**GIVEN INSTRUCTION:**
Leave out all pictures and return, exactly as written, the lines from the line containing "Convert this chart" to the line containing "import seaborn as sns", both ends kept.

**MATERIAL PROVIDED:**
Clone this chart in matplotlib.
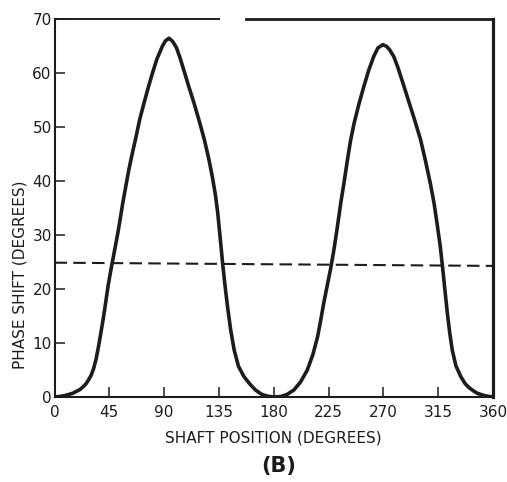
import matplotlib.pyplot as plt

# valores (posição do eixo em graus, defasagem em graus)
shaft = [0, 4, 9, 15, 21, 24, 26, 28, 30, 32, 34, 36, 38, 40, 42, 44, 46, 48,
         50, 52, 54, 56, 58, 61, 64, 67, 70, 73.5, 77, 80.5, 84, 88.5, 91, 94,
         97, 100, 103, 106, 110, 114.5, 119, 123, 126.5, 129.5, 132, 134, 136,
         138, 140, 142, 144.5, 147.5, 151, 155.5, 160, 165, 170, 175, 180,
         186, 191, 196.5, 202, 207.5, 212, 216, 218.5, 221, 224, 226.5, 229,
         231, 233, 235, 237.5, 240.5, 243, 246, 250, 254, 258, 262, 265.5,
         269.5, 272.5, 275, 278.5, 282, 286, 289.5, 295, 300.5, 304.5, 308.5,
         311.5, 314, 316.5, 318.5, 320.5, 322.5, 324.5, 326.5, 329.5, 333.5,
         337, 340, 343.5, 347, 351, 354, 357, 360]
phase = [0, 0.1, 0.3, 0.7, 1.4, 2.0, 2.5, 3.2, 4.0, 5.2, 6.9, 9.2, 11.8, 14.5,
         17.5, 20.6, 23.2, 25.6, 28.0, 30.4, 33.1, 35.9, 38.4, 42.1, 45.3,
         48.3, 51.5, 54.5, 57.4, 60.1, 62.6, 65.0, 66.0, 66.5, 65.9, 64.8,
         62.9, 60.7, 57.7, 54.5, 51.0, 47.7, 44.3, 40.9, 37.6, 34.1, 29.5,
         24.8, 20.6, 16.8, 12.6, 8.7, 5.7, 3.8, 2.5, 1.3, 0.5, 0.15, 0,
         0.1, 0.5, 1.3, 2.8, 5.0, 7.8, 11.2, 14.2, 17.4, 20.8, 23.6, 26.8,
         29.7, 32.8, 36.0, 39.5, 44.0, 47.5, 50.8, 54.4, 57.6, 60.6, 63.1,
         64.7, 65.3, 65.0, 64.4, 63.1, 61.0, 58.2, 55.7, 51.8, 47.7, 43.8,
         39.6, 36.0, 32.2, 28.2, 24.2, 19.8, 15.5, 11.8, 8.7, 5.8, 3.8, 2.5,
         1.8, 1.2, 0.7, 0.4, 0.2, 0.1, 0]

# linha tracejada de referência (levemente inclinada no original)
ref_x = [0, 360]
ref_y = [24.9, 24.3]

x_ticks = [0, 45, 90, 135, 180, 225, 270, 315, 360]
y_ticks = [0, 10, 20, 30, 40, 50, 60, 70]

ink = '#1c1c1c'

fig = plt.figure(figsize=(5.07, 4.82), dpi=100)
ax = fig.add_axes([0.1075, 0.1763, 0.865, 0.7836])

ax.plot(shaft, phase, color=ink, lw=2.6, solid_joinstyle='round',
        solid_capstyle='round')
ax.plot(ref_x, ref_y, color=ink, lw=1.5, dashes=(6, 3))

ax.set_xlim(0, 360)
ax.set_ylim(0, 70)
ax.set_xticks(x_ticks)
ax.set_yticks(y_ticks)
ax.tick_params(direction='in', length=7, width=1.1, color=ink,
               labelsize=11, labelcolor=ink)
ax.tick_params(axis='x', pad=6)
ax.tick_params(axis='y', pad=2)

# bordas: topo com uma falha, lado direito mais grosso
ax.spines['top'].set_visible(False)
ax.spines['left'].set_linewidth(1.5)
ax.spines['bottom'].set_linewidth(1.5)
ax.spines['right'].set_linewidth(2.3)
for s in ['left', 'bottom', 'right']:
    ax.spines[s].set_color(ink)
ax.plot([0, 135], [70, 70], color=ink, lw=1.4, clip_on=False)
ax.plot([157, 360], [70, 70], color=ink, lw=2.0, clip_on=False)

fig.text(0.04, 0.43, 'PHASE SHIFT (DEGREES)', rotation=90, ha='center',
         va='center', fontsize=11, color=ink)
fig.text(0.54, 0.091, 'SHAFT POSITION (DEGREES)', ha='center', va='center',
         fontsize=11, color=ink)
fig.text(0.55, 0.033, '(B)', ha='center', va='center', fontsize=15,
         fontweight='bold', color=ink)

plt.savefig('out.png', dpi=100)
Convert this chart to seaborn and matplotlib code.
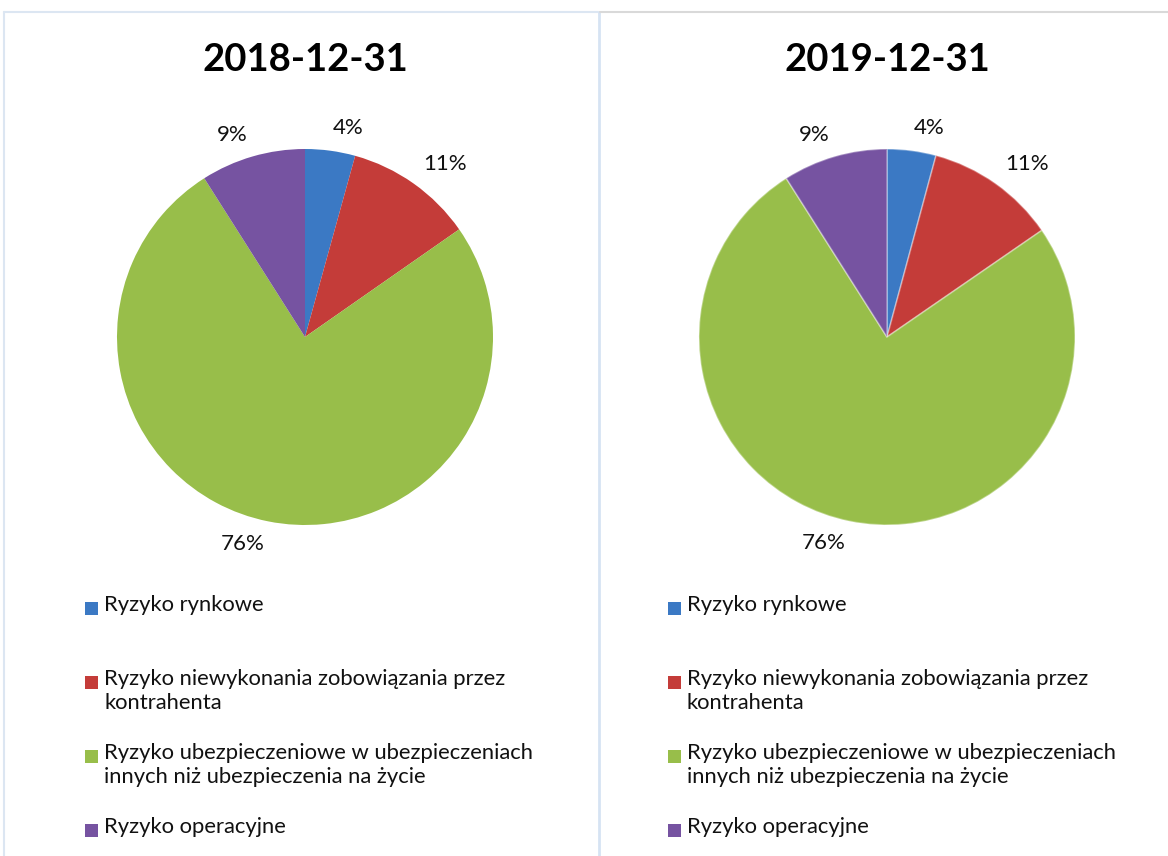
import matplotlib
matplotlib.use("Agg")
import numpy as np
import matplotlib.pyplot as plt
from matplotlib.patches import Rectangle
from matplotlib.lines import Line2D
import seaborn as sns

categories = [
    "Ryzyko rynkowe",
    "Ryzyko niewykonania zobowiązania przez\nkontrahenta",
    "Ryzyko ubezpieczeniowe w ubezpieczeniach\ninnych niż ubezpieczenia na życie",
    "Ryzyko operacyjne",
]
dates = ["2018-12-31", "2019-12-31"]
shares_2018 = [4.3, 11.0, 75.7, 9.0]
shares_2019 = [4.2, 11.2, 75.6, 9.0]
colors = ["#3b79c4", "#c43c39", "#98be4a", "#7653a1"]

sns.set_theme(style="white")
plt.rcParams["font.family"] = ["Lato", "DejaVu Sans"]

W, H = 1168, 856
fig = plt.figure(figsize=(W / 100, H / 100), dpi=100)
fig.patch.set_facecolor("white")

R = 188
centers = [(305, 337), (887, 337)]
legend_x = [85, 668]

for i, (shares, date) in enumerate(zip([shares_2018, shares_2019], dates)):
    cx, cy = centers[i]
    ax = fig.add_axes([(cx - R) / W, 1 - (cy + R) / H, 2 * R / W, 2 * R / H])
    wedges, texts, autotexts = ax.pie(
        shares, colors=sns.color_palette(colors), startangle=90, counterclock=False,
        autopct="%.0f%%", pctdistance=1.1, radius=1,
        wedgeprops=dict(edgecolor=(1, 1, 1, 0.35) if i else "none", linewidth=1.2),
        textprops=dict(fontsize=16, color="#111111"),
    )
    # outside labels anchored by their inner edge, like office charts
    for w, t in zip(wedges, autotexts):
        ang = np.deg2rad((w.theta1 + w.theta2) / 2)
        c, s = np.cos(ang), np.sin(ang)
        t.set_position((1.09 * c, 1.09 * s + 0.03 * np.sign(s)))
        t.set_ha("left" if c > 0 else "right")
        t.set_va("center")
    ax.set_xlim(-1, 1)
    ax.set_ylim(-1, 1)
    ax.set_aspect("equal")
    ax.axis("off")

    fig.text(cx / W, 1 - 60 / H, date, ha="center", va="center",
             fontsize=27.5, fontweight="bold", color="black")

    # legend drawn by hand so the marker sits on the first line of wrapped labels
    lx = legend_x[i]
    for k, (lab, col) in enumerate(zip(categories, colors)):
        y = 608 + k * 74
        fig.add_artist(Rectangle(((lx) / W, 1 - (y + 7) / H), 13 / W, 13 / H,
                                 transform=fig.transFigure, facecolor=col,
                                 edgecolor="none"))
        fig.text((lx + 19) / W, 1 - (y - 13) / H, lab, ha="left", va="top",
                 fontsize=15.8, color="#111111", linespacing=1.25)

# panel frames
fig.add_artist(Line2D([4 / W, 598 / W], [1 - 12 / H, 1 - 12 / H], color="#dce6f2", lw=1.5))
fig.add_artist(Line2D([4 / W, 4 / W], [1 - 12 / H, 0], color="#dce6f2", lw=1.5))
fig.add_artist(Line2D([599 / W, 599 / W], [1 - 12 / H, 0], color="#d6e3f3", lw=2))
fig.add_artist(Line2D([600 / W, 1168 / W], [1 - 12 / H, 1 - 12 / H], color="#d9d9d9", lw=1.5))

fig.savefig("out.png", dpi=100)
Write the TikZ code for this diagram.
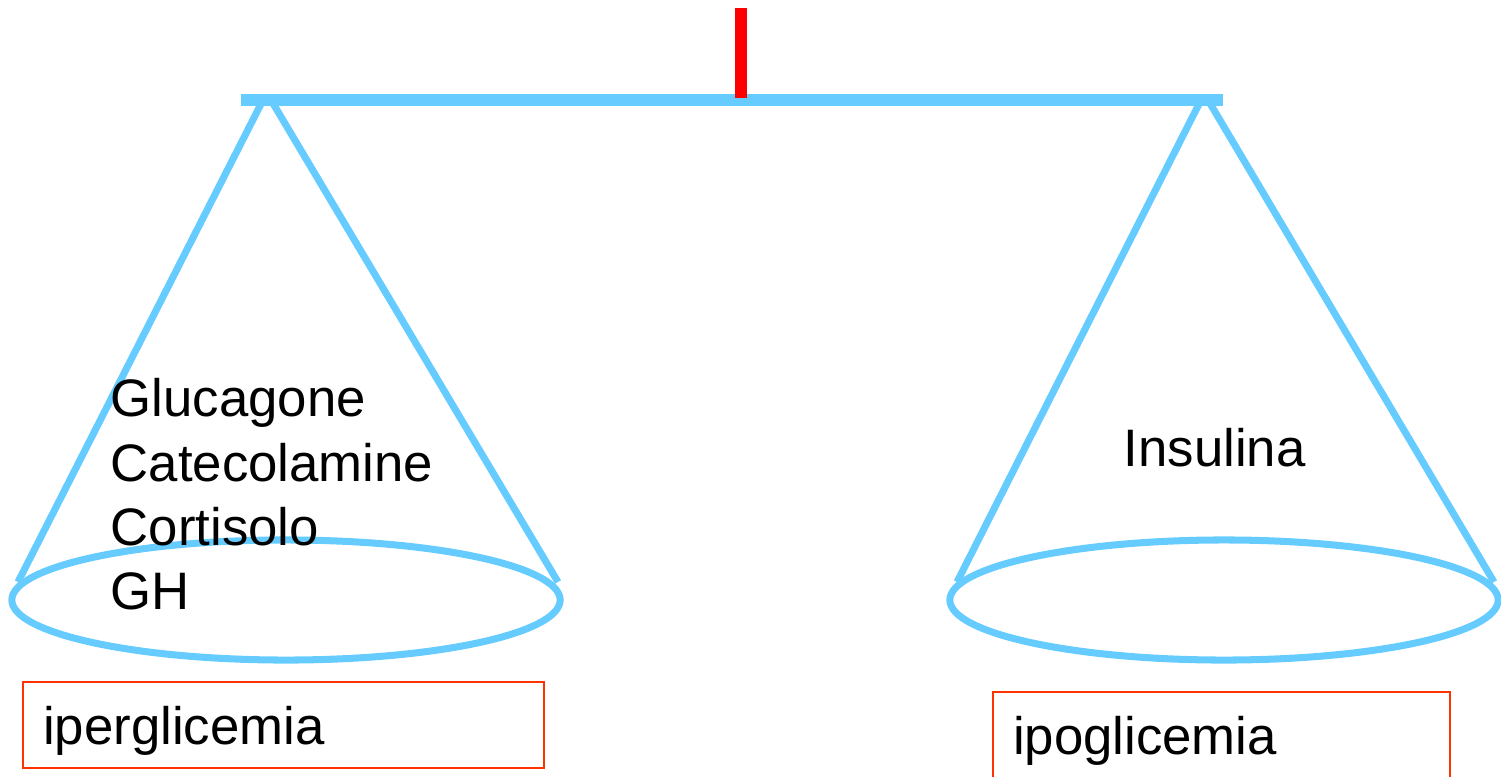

**TASK RESPONSE:**
Convert this chart to seaborn and matplotlib code.
import matplotlib
matplotlib.use("Agg")
import numpy as np
import matplotlib.pyplot as plt
from matplotlib.patches import Rectangle
from matplotlib.lines import Line2D
import seaborn as sns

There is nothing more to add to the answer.